__GIVEN REQUEST__:
Begin with the first line of the material and write out each line exactly, ending with the line that contains "2628880, 2628860, 2628840];". Pictures are not part of the copy.

__SOURCE EXCERPT__:
···
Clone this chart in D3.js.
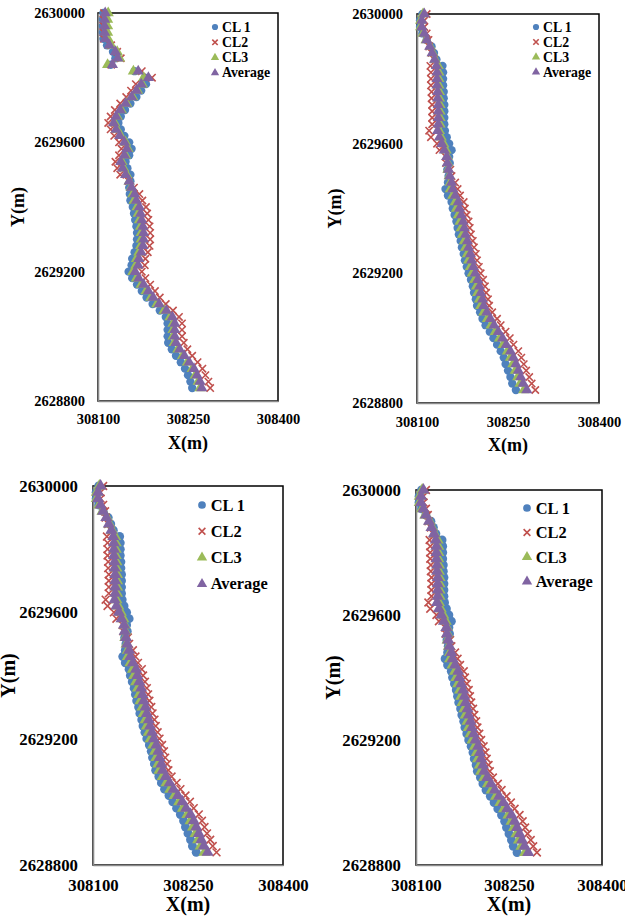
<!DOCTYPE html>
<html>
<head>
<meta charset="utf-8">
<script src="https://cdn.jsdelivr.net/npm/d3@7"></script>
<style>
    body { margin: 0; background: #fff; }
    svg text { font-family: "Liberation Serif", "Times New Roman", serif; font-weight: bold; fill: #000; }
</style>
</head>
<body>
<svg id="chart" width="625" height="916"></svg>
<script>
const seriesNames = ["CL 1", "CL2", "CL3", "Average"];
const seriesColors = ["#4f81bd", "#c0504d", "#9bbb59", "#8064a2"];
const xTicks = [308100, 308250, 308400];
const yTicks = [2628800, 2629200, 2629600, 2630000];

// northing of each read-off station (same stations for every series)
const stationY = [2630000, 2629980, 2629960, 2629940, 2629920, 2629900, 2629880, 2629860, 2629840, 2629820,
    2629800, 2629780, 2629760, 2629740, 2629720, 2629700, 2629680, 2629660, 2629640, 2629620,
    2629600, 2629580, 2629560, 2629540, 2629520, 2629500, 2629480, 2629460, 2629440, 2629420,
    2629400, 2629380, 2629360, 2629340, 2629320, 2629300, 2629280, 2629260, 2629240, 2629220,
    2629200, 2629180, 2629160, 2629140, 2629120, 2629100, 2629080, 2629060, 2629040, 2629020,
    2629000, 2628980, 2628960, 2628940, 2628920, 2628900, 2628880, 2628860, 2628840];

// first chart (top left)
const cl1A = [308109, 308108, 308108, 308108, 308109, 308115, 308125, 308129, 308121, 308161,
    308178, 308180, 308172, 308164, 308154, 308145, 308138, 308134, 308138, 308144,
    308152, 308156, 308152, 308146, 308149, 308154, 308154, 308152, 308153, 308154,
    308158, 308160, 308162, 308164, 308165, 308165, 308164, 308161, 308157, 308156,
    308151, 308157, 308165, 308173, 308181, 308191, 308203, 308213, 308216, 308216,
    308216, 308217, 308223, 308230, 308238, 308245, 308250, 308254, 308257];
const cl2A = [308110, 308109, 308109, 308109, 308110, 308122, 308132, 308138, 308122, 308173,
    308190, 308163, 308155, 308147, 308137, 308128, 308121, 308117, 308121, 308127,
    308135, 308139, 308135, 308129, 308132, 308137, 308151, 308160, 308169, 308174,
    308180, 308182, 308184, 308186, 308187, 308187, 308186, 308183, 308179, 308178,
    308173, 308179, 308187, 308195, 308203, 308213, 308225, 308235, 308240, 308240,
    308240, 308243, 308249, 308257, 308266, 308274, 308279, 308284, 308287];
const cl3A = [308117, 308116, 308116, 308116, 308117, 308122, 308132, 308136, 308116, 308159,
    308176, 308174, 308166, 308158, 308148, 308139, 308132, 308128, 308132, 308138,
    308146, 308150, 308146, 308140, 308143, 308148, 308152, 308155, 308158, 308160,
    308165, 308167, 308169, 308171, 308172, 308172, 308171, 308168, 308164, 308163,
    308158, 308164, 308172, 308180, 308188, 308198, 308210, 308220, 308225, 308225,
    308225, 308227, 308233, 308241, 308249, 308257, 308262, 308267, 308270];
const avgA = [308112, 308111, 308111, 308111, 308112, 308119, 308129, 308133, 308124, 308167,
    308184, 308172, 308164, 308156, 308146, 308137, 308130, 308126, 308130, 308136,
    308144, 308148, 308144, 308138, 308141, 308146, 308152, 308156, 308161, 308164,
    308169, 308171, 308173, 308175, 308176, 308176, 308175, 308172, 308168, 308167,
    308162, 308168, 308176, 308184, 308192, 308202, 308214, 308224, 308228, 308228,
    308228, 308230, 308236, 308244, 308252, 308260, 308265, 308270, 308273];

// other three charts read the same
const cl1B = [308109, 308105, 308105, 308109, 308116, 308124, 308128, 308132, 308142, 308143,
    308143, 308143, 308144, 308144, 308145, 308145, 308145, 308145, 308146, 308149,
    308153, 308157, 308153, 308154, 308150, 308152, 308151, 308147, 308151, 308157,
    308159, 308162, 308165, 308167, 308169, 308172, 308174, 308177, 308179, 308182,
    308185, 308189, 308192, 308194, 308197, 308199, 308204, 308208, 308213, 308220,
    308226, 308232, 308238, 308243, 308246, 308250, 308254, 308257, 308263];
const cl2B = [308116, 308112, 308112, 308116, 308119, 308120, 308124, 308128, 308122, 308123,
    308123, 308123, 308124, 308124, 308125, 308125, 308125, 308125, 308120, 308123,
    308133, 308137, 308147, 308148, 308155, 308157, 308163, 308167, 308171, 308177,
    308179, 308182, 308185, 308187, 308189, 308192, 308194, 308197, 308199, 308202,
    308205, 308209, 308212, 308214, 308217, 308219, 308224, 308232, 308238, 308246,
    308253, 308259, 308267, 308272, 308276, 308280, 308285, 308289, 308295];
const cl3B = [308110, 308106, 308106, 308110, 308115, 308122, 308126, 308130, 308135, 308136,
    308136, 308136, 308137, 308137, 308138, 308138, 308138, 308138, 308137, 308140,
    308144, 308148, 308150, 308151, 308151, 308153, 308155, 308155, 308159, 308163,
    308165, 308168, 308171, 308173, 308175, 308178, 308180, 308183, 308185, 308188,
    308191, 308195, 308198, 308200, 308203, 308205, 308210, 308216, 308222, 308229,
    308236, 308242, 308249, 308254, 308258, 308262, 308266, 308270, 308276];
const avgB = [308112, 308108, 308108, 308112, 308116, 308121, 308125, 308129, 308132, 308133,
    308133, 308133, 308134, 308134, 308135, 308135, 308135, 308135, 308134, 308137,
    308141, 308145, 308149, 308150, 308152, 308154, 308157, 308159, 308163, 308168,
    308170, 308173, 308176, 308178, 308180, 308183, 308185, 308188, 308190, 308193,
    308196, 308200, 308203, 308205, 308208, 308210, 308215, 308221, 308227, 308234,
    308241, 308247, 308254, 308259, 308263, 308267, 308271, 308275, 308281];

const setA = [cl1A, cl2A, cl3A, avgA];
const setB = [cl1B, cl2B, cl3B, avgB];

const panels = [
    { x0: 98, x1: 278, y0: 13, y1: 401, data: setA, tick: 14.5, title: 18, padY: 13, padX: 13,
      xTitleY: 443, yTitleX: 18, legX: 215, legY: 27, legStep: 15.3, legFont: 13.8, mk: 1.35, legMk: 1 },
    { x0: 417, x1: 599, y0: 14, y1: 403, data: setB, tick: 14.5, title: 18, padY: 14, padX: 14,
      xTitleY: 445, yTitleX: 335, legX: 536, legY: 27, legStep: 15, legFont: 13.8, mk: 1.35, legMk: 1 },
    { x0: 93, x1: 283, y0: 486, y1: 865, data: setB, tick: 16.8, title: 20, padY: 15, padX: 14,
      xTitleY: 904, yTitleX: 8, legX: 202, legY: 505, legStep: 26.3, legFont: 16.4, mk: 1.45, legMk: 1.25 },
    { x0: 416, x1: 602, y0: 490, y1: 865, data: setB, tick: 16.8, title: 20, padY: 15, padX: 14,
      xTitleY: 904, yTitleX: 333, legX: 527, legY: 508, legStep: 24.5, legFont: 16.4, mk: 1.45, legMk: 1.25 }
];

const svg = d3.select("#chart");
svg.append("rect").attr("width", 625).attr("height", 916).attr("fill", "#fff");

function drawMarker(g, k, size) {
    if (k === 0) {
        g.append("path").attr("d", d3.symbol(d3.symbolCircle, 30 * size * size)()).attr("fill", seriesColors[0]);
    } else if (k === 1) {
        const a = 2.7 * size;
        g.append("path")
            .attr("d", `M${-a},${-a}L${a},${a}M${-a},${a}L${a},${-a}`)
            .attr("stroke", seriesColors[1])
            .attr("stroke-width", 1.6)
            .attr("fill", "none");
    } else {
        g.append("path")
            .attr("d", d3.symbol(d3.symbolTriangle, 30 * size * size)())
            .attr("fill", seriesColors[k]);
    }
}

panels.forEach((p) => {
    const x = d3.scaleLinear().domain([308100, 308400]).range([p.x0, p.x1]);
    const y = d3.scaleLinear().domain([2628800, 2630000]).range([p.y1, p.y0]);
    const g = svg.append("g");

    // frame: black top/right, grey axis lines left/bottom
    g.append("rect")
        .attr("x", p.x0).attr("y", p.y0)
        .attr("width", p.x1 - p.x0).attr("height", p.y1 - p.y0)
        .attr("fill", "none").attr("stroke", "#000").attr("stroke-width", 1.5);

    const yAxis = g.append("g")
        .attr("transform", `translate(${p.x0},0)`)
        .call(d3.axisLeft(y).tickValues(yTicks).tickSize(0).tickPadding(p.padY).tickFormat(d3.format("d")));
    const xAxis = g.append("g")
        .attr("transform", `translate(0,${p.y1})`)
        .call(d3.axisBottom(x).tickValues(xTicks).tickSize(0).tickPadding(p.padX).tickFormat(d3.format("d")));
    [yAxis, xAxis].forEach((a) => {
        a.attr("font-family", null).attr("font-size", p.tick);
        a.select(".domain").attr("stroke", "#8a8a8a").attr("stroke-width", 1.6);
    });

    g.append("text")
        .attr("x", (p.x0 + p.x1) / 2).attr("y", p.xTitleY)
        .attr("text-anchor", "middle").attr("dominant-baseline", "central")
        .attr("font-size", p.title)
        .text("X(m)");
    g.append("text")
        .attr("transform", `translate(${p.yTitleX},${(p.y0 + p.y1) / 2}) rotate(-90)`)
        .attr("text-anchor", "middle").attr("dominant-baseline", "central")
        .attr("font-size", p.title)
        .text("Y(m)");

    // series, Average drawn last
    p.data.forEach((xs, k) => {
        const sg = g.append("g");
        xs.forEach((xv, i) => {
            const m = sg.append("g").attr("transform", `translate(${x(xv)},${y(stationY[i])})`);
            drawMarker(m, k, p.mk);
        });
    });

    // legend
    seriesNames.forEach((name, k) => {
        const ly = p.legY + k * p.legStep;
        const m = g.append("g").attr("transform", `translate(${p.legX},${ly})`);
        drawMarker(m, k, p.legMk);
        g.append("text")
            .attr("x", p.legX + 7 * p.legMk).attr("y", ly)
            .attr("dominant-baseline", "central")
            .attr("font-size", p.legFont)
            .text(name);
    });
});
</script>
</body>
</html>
···
__RESULT OF THE EXERCISE__:
Clone this chart in D3.js.
<!DOCTYPE html>
<html>
<head>
<meta charset="utf-8">
<script src="https://cdn.jsdelivr.net/npm/d3@7"></script>
<style>
    body { margin: 0; background: #fff; }
    svg text { font-family: "Liberation Serif", "Times New Roman", serif; font-weight: bold; fill: #000; }
</style>
</head>
<body>
<svg id="chart" width="625" height="916"></svg>
<script>
const seriesNames = ["CL 1", "CL2", "CL3", "Average"];
const seriesColors = ["#4f81bd", "#c0504d", "#9bbb59", "#8064a2"];
const xTicks = [308100, 308250, 308400];
const yTicks = [2628800, 2629200, 2629600, 2630000];

// northing of each read-off station (same stations for every series)
const stationY = [2630000, 2629980, 2629960, 2629940, 2629920, 2629900, 2629880, 2629860, 2629840, 2629820,
    2629800, 2629780, 2629760, 2629740, 2629720, 2629700, 2629680, 2629660, 2629640, 2629620,
    2629600, 2629580, 2629560, 2629540, 2629520, 2629500, 2629480, 2629460, 2629440, 2629420,
    2629400, 2629380, 2629360, 2629340, 2629320, 2629300, 2629280, 2629260, 2629240, 2629220,
    2629200, 2629180, 2629160, 2629140, 2629120, 2629100, 2629080, 2629060, 2629040, 2629020,
    2629000, 2628980, 2628960, 2628940, 2628920, 2628900, 2628880, 2628860, 2628840];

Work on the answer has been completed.